The Story
The Notebook That Nobody Could Find
A data analyst at a mid-size company runs an analysis on why Q3 revenue dipped. It takes two days. The notebook disappears into a shared drive. Two months later, a different analyst runs the same analysis. The question was already answered - it just couldn't be found, shared, or trusted. This is not a rare story. It is the default state of data work at most companies.
Hex is the company that decided to fix this. Not with another dashboard tool. Not with a smarter chatbot. With a single, connected workspace where the analysis you run today becomes the foundation someone else builds on tomorrow.
"At Hex, we've long believed that our work should compound - that data teams shouldn't be stuck rerunning the same analyses, only for their insights to disappear into a forgotten notebook or buried slide."
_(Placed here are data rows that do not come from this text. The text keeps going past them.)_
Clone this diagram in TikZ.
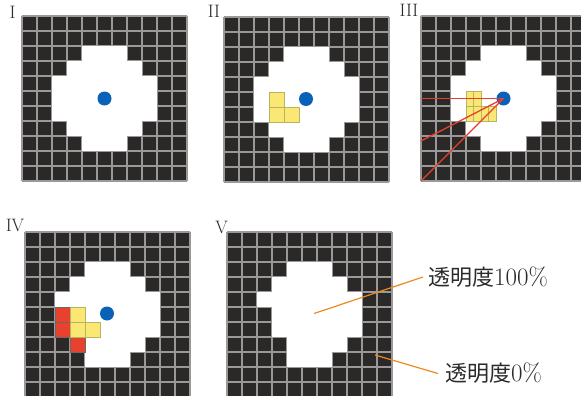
\documentclass[tikz,border=0pt]{standalone}
\usepackage{fontspec}
\newfontfamily\cjk{Noto Sans CJK JP}
\definecolor{cellbg}{HTML}{2B2828}
\definecolor{gridln}{HTML}{9A9898}
\definecolor{dotblue}{HTML}{0A62B8}
\definecolor{ycell}{HTML}{FBE774}
\definecolor{yedge}{HTML}{B7B45E}
\definecolor{rcell}{HTML}{E8412E}
\definecolor{rline}{HTML}{E5402E}
\definecolor{oline}{HTML}{EF8A22}
\definecolor{txt}{HTML}{2A2A2A}
\tikzset{
  gridline/.style={draw=gridln,line width=1.1pt},
  dot/.style={circle,fill=dotblue,minimum size=14pt,inner sep=0pt},
  yellowcell/.style={fill=ycell,draw=yedge,line width=0.5pt},
  redcell/.style={fill=rcell,draw=cellbg!70,line width=0.5pt},
  redline/.style={draw=rline,line width=1.3pt},
  orangeline/.style={draw=oline,line width=1.2pt},
  numeral/.style={font=\fontsize{18}{18}\selectfont,text=txt,inner sep=0pt},
  label/.style={anchor=west,inner sep=0pt,text=txt},
}
\newcommand\gridpanel[3]{%
  \begin{scope}[shift={(#1,#2)}]
    \fill[cellbg] (0,0) rectangle (165,165);
    \foreach \i in {0,...,11} {
      \draw[gridline] (15*\i,0) -- (15*\i,165);
      \draw[gridline] (0,15*\i) -- (165,15*\i);
    }
    \foreach \r/\a/\b in {#3} {
      \fill[white] (15*\a,15*\r) rectangle (15*\b+15,15*\r+15);
    }
  \end{scope}}
\newcommand\cjktext[2]{{\cjk\fontsize{22}{22}\selectfont #1}{\fontsize{25}{25}\selectfont #2}}
\begin{document}
\begin{tikzpicture}[x=1pt,y=-1pt]
\useasboundingbox (0,0) rectangle (581,396);
\fill[white] (0,0) rectangle (581,396);
% panels
\gridpanel{22}{16}{2/4/6,3/3/7,4/2/8,5/2/8,6/2/8,7/3/7,8/4/6}
\gridpanel{224}{17}{2/4/6,3/3/7,4/2/8,5/2/8,6/2/8,7/3/7,8/4/6}
\gridpanel{421}{16}{2/4/6,3/3/7,4/2/8,5/2/8,6/2/8,7/3/7,8/4/6}
\gridpanel{25}{232}{2/4/6,3/3/7,4/2/8,5/2/8,6/2/8,7/3/7,8/4/6}
\gridpanel{227}{232}{2/4/6,3/3/7,4/2/8,5/3/8,6/3/8,7/4/7,8/4/6}
% numerals
\node[numeral] (n1) at (12.5,12) {I};
\node[numeral] (n2) at (214,11) {II};
\node[numeral] (n3) at (409,10.5) {III};
\node[numeral] (n4) at (15,225.5) {IV};
\node[numeral] (n5) at (221.5,227.5) {V};
% panel II cells
\begin{scope}[shift={(224,17)}]
  \draw[yellowcell] (45,75) rectangle (60,90);
  \draw[yellowcell] (45,90) rectangle (60,105);
  \draw[yellowcell] (60,90) rectangle (75,105);
\end{scope}
% panel III cells
\begin{scope}[shift={(421,16)}]
  \draw[yellowcell] (45,75) rectangle (60,90);
  \draw[yellowcell] (45,90) rectangle (60,105);
  \draw[yellowcell] (60,90) rectangle (75,105);
  \draw[draw=yedge,line width=0.4pt] (52.5,75) -- (52.5,105);
  \draw[draw=yedge,line width=0.4pt] (67.5,90) -- (67.5,105);
\end{scope}
% panel IV cells
\begin{scope}[shift={(25,232)}]
  \draw[redcell] (30,75) rectangle (45,90);
  \draw[redcell] (30,90) rectangle (45,105);
  \draw[redcell] (45,105) rectangle (60,120);
  \draw[yellowcell] (45,75) rectangle (60,90);
  \draw[yellowcell] (45,90) rectangle (60,105);
  \draw[yellowcell] (60,90) rectangle (75,105);
\end{scope}
% dots
\node[dot] (c1) at (104.5,98.5) {};
\node[dot] (c2) at (306,99) {};
\node[dot] (c3) at (503.5,98.5) {};
\node[dot] (c4) at (107,313.5) {};
% rays in III
\coordinate (r1) at (421,98.5);
\coordinate (r2) at (421,141);
\coordinate (r3) at (421,181);
\draw[redline] (c3.center) -- (r1);
\draw[redline] (c3.center) -- (r2);
\draw[redline] (c3.center) -- (r3);
% labels in V
\node[label] (t1) at (428,277) {\cjktext{透明度}{100\%}};
\node[label] (t2) at (445,373.5) {\cjktext{透明度}{0\%}};
\coordinate (p1) at (314,313.5);
\coordinate (p2) at (375,355);
\draw[orangeline] (p1) -- ([xshift=-5pt]t1.west);
\draw[orangeline] (p2) -- ([xshift=-7pt]t2.west);
\end{tikzpicture}
\end{document}
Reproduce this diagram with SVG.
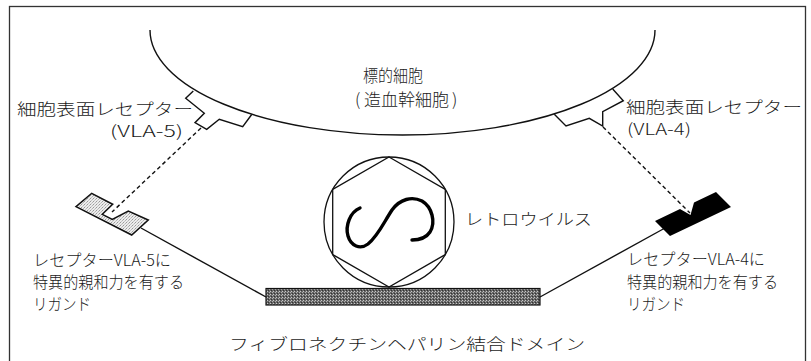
<svg xmlns="http://www.w3.org/2000/svg" width="811" height="361" viewBox="0 0 811 361">
  <style>
    .t { font-family: "Noto Sans CJK JP", "Noto Sans", sans-serif; font-size: 16px; font-weight: 300; fill: #1a1a1a; }
    .big { font-size: 17px; }
    .ln { fill: none; stroke: #111; stroke-width: 1.4; stroke-linejoin: miter; }
    .dash { fill: none; stroke: #111; stroke-width: 1.4; stroke-dasharray: 4 3; }
  </style>
  <defs>
    <!-- dithered fills -->
    <pattern id="darkDots" width="3" height="3" patternUnits="userSpaceOnUse">
      <rect width="3" height="3" fill="#666"/>
      <rect x="0" y="0" width="1" height="1" fill="#c8c8c8"/>
      <rect x="2" y="1" width="1" height="1" fill="#b0b0b0"/>
      <rect x="1" y="2" width="1" height="1" fill="#333"/>
    </pattern>
    <pattern id="lightDots" width="3" height="3" patternUnits="userSpaceOnUse">
      <rect width="3" height="3" fill="#ececec"/>
      <rect x="0" y="0" width="1" height="1" fill="#9a9a9a"/>
      <rect x="2" y="1" width="1" height="1" fill="#b4b4b4"/>
      <rect x="1" y="2" width="1" height="1" fill="#c4c4c4"/>
    </pattern>
  </defs>

  <rect width="811" height="361" fill="#ffffff"/>
  <!-- outer frame -->
  <rect x="9.5" y="6.5" width="796" height="360" fill="none" stroke="#333" stroke-width="1.3"/>

  <!-- target cell -->
  <g id="target-cell">
    <path class="ln" d="M150,30 A252.5,105 0 0 0 655,30"/>
    <text class="t big" x="363" y="82" textLength="60" lengthAdjust="spacingAndGlyphs">標的細胞</text>
    <text class="t big" x="355 364 381 398 415 432 452" y="106">(造血幹細胞)</text>
  </g>

  <!-- VLA-5 receptor on the cell surface -->
  <g id="receptor-vla5">
    <polyline class="ln" points="193.3,91 185.7,98.3 204.3,113.3 195,122.7 206.7,129.3 219.3,119.3 242.7,126.7 251.7,114.5"/>
    <text class="t" x="17" y="115" textLength="176" lengthAdjust="spacingAndGlyphs">細胞表面レセプター</text>
    <text class="t" x="110" y="137" textLength="73" lengthAdjust="spacingAndGlyphs">(VLA-5)</text>
  </g>

  <!-- VLA-4 receptor on the cell surface -->
  <g id="receptor-vla4">
    <polyline class="ln" points="554.3,114.3 566,126 589.3,118.3 602.7,126 602.7,111.7 623.3,100.7 612.7,89"/>
    <text class="t" x="626" y="113" textLength="176" lengthAdjust="spacingAndGlyphs">細胞表面レセプター</text>
    <text class="t" x="627" y="135" textLength="64" lengthAdjust="spacingAndGlyphs">(VLA-4)</text>
  </g>

  <!-- connectors -->
  <g id="connectors">
    <line class="dash" x1="201" y1="128" x2="112" y2="212"/>
    <line class="dash" x1="603" y1="127" x2="690" y2="213"/>
    <line class="ln" x1="141" y1="228" x2="266" y2="297"/>
    <line class="ln" x1="540" y1="297" x2="665" y2="228"/>
  </g>

  <!-- ligand with affinity for VLA-5 -->
  <g id="ligand-vla5">
    <polygon points="91.7,193.3 112.7,204.3 102.3,214.3 112.3,219.3 128.3,211 148.3,220 131.7,235 76,206.7" fill="url(#lightDots)" stroke="#111" stroke-width="1.5" stroke-linejoin="miter"/>
    <text class="t" x="33" y="266" textLength="138" lengthAdjust="spacingAndGlyphs">レセプターVLA-5に</text>
    <text class="t" x="33" y="288" textLength="151" lengthAdjust="spacingAndGlyphs">特異的親和力を有する</text>
    <text class="t" x="33" y="310" textLength="58" lengthAdjust="spacingAndGlyphs">リガンド</text>
  </g>

  <!-- ligand with affinity for VLA-4 -->
  <g id="ligand-vla4">
    <polygon points="655,221 670,236 731,207 716,192 694,202.5 690.5,215 680,209" fill="#000"/>
    <text class="t" x="627" y="265" textLength="138" lengthAdjust="spacingAndGlyphs">レセプターVLA-4に</text>
    <text class="t" x="627" y="288" textLength="151" lengthAdjust="spacingAndGlyphs">特異的親和力を有する</text>
    <text class="t" x="627" y="310" textLength="58" lengthAdjust="spacingAndGlyphs">リガンド</text>
  </g>

  <!-- retrovirus particle -->
  <g id="retrovirus">
    <circle cx="389" cy="222" r="65" fill="none" stroke="#111" stroke-width="1.3"/>
    <polygon points="389,157 445.3,189.5 445.3,254.5 389,287 332.7,254.5 332.7,189.5" fill="none" stroke="#111" stroke-width="1.3"/>
    <path d="M360,208 C350,212 345,226 348,236 C351,246 360,250 368,244 C378,236 384,222 392,210 C400,199 412,196 422,201 C432,207 436,222 430,232 C426,238 418,240 412,240" fill="none" stroke="#000" stroke-width="3.4" stroke-linecap="round"/>
    <text class="t" x="465" y="225" textLength="127" lengthAdjust="spacingAndGlyphs">レトロウイルス</text>
  </g>

  <!-- fibronectin heparin-binding domain -->
  <g id="heparin-domain">
    <rect x="266" y="288.5" width="274" height="16.5" fill="url(#darkDots)" stroke="#111" stroke-width="1.2"/>
    <text class="t" x="229" y="350" textLength="356" lengthAdjust="spacingAndGlyphs">フィブロネクチンヘパリン結合ドメイン</text>
  </g>
</svg>
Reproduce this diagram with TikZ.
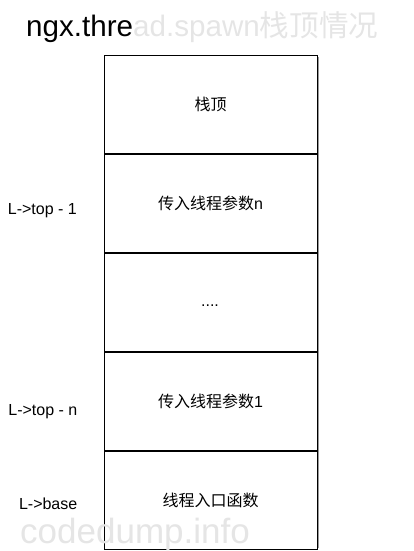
\documentclass[tikz,border=0pt]{standalone}
\usepackage{fontspec}
\setmainfont{Liberation Sans}
\newfontfamily\cjk{Noto Sans CJK SC}
\begin{document}
\begin{tikzpicture}[x=1pt,y=-1pt,
  cell/.style={draw=black, line width=1pt, fill=white, minimum width=213pt,
    minimum height=98pt, inner sep=0pt, anchor=north west},
  celltext/.style={font=\fontsize{16}{19}\selectfont, inner sep=0pt},
  lbl/.style={anchor=base east, inner sep=0pt, font=\fontsize{16}{19}\selectfont},
  wmark/.style={text=black!10, inner sep=0pt}]
\useasboundingbox (0,0) rectangle (414,551);
% title (partly whitened in the reference)
\node[anchor=base west, inner sep=0pt, font=\fontsize{29.6}{34}\selectfont] (title) at (26,36.5)
  {ngx.thre{\color{black!10}ad.spawn{\cjk 栈顶情况}}};
% shadow
\fill[black!40] (106,57.5) rectangle (319,547.5);
% stack cells
\node[cell] (r1) at (103.5,55) {};
\node[cell] (r2) at (r1.south west) {};
\node[cell] (r3) at (r2.south west) {};
\node[cell] (r4) at (r3.south west) {};
\node[cell] (r5) at (r4.south west) {};
\node[celltext] (t1) at (r1.center) {\cjk 栈顶};
\node[celltext] (t2) at (r2.center) {{\cjk 传入线程参数}n};
\node[celltext, anchor=base] (t3) at (210,306) {....};
\node[celltext] (t4) at (r4.center) {{\cjk 传入线程参数}1};
\node[celltext] (t5) at (r5.center) {\cjk 线程入口函数};
% labels
\node[lbl] (l1) at (77,214.5) {L->top - 1};
\node[lbl] (l2) at (77.5,415) {L->top - n};
\node[lbl] (l3) at (77.5,509) {L->base};
% watermark
\node[wmark, anchor=base west, font=\fontsize{35}{40}\selectfont] (wm) at (20,543) {codedump.info};
\end{tikzpicture}
\end{document}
Barry McCardel, CEO & Co-Founder
Three People, One Frustration
Barry McCardel, Caitlin Colgrove, and Glen Takahashi all worked at Palantir. They were good at building data tools. They were also deeply familiar with what data tools consistently failed to do: connect the person doing the analysis to the person who needed the answer. The gap between "notebook full of insight" and "decision made by a VP" was routinely filled by screenshots, PowerPoint slides, and urgent Slack messages at 9pm.
In 2020, they left to build the tool they always wished existed. They incorporated Hex Technologies and started with a deceptively simple idea: what if a notebook wasn't just where you did the work, but also where you shared it, governed it, and let others explore it? What if writing SQL and building a dashboard were part of the same document?
The beauty of code, McCardel argued, is its infinite flexibility. The tools of the future should unleash that flexibility, not constrain it.